Only about three hours spent in the shop today, but lots of important work finished before the long process of carefully sanding down each surface to smooth, shiny, and then soft — if you can imagine “soft” wood — and applying about half a dozen coats of finish.
The main focus was on the legs today. With mortise and through-tenon joints, a wedge is usually inserted into the through-tenon in order to hold the joint in place using the force of friction in the wood instead of relying on glue. Two features in the tenon make this possible: a “notch” that is cut into the top of the tenon, usually with a bandsaw (which I used) or a coping saw; and a “relief hole” that is made at the base of the notch (with a drill press, in my case), which enables the wood fibers to take the stress of the wedge without continuing to split beyond the desired length. If you recall my previous post — in which I tapered the legs from a 2.25″ square to a 1.75″ square — that process left eight thin wedge-shaped pieces of wood that will likely be well suited as the wedges for my tenons.

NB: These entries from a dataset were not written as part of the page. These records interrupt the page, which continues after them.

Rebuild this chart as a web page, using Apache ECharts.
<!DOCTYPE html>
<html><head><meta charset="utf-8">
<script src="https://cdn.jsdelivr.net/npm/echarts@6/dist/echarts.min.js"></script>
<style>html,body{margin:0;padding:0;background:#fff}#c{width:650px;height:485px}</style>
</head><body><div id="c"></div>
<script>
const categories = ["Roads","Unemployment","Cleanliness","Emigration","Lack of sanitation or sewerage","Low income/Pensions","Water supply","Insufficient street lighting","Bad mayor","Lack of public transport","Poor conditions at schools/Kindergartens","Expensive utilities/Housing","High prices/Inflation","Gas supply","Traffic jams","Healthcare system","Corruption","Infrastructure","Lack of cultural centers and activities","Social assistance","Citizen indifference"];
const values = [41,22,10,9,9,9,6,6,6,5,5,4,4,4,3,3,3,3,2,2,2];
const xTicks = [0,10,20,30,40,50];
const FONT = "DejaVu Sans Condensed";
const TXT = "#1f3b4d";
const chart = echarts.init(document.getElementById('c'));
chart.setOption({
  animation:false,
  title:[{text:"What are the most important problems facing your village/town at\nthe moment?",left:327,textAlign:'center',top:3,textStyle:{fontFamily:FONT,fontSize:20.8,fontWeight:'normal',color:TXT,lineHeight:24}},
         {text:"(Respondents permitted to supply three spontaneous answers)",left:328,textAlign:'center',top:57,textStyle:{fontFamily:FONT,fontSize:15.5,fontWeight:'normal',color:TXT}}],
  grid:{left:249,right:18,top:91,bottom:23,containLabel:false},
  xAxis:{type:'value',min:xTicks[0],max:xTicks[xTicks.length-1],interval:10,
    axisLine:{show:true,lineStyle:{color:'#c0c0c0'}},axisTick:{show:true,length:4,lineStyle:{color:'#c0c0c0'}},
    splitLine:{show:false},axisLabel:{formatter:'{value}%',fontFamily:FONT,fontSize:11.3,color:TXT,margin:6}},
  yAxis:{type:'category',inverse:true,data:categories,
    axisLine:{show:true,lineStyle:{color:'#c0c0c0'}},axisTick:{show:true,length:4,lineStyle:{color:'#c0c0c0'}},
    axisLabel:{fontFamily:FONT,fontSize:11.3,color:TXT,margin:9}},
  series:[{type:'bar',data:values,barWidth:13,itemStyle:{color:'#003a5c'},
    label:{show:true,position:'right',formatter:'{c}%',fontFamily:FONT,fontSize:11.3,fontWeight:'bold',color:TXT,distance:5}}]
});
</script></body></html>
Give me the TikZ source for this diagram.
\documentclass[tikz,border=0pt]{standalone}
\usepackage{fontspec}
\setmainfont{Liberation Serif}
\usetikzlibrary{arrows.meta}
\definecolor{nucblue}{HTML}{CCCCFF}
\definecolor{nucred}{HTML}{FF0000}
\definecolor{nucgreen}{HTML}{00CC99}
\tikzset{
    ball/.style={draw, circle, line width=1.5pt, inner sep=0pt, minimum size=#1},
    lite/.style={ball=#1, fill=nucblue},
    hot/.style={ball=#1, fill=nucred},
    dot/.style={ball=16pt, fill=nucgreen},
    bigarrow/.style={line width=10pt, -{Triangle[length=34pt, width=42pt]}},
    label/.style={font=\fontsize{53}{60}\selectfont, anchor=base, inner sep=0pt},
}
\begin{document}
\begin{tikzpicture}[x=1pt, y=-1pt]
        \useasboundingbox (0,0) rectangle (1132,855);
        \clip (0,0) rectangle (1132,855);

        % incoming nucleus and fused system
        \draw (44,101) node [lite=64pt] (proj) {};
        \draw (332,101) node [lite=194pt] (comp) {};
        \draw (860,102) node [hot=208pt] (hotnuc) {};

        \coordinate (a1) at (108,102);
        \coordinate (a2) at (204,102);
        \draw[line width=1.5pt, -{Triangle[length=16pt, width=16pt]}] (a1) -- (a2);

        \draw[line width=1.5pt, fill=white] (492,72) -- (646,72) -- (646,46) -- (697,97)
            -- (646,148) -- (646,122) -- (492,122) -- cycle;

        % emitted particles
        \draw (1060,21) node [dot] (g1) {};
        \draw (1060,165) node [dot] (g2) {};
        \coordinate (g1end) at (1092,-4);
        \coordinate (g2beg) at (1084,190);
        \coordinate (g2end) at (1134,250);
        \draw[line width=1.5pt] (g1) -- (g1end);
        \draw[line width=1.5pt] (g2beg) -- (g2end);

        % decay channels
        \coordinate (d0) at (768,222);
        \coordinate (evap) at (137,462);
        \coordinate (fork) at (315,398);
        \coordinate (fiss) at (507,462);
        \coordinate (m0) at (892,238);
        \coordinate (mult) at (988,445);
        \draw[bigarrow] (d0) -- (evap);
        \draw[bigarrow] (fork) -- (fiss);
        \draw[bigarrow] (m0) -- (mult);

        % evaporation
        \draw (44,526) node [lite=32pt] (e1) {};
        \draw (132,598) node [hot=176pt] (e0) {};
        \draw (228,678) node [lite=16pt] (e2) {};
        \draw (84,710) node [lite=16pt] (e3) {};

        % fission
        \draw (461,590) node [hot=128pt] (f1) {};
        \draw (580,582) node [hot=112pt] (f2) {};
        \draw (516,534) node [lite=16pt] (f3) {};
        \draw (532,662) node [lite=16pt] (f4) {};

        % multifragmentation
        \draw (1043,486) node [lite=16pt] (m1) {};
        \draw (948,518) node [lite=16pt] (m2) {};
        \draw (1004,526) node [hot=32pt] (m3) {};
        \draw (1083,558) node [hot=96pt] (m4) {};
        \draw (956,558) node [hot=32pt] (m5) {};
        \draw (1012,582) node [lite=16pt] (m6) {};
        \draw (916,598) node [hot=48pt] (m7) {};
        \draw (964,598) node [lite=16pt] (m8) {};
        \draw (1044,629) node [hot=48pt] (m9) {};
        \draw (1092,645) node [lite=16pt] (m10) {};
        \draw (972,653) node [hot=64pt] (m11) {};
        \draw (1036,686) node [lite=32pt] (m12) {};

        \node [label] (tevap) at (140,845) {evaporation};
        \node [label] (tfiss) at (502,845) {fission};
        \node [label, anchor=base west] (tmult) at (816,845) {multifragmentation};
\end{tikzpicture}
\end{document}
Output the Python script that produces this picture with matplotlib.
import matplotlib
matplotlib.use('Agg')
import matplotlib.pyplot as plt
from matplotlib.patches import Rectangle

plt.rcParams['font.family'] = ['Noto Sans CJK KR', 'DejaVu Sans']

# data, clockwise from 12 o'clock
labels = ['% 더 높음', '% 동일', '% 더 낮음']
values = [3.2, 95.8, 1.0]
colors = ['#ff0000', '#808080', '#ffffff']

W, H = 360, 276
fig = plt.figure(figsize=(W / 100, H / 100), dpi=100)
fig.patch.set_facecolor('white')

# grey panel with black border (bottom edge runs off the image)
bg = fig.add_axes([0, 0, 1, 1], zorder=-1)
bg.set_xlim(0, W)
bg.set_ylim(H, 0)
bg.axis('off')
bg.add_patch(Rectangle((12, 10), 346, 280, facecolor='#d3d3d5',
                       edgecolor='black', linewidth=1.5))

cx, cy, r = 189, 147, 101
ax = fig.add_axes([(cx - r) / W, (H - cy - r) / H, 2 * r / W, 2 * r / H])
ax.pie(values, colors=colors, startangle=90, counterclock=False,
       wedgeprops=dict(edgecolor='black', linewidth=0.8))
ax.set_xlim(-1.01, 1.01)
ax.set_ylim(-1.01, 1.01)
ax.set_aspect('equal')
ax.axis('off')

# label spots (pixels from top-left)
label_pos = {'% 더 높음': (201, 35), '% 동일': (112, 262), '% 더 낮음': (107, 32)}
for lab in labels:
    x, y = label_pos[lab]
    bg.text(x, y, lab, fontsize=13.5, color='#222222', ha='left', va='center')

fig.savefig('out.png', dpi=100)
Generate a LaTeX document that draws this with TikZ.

The final step before sanding was to re-saw the joint for leg D on the tray that will sit under the tabletop, and make a cut across the board to line up the end with legs B and D (at the far end of the bottom picture). With that done, I began sanding the bottom face of the tray; for large surfaces such as the tray, I use the shop’s power sander, which gets the job done, but it takes a lot out of you physically, and the combined noise of the sander and the vacuum attached to it begins to grate on you after an hour or so.
From here, I see lots and lots and lots of sanding in the next few days, gluing and assembly(!), and after that, I’ll be spending my free periods this coming week applying coats of tung oil and polyurethane.
My next few posts will be more retrospective/reflective in focus, as I wrap up this nearly 3-week-long project — until then.